Yes a curved cabinet is more difficult to build but it has certain advantages, not the least of which is that I think they look better. There are basically 3 ways to build them:
- kerf a thick piece of wood and then bend it, like this Ekta-
- laminate several panels of thinner wood to the desired curve, Anarchy/Dayton TM build
- do a translam, vertically glueing multiple layers preferably with baltic birch or it's equivalent http://www.htguide.com/forum/showthr...K2-in-Translam

Your success with any of these will depend on your skill level but there is all kinds of info out there so do some more reading first. Or maybe someone else can provide some build links? The translams make very effective cabinets but can be very wasteful of material depending on how you do it, so therefore expensive, and if you diy, very time consuming especially for a tall floor-standing cabinet. But they're actually not that difficult. A router table is an absolute necessity and a drill press really helps. Actually they also make nice looking and very solid baffles - If your gonna go.... . I used this method on my build and I've since grown a little tired of the look tho. So perhaps veneer it?
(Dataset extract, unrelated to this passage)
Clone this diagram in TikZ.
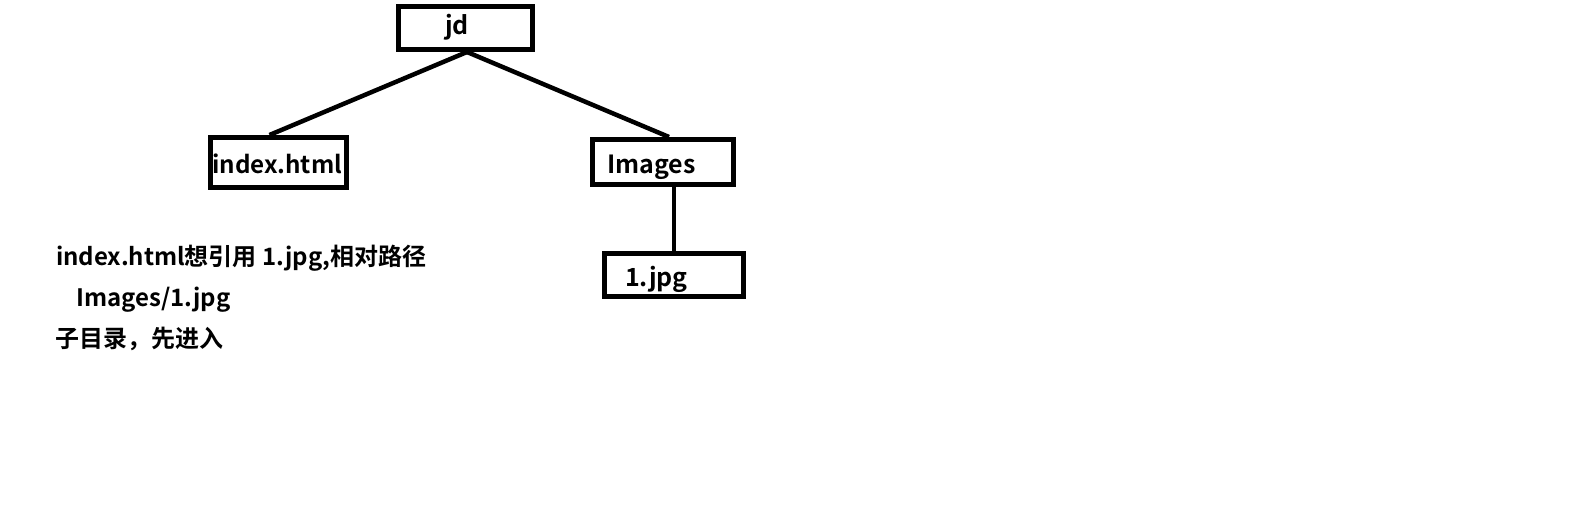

If you stick more or less with the very mild curved lines of the S8, I was thinking that a combination of 1 x 3/4" kerfed plywood with the kerfs filled with epoxy resin plus another 2 or 3 layers of 1/4" hardboard well braced would provide you with an excellent cabinet. Depending on the profile you want on the top piece, you might want to do that in a translam. Then veneer everything. But really, you can choose any shape you want. A curved radius at the front corners does help to improve the sound. I wouldn't suggest a curved front baffle unless you can measure your speaker before making the xo because the sort of mini waveguide-like driver openings that result will change the FR a little from the simulation. Not enough of an advantage for you either I don't think.

Make some drawings. See what you like. And then we can tweek it 'til you're satisfied.

And I don't know what the deal is at all with the supply of the Anarchies. For a full HT system btw, I would use 2 of them in the CC and just 1 in each of the surrounds unless of course you have so much room that you want to put bigger ones in the rear.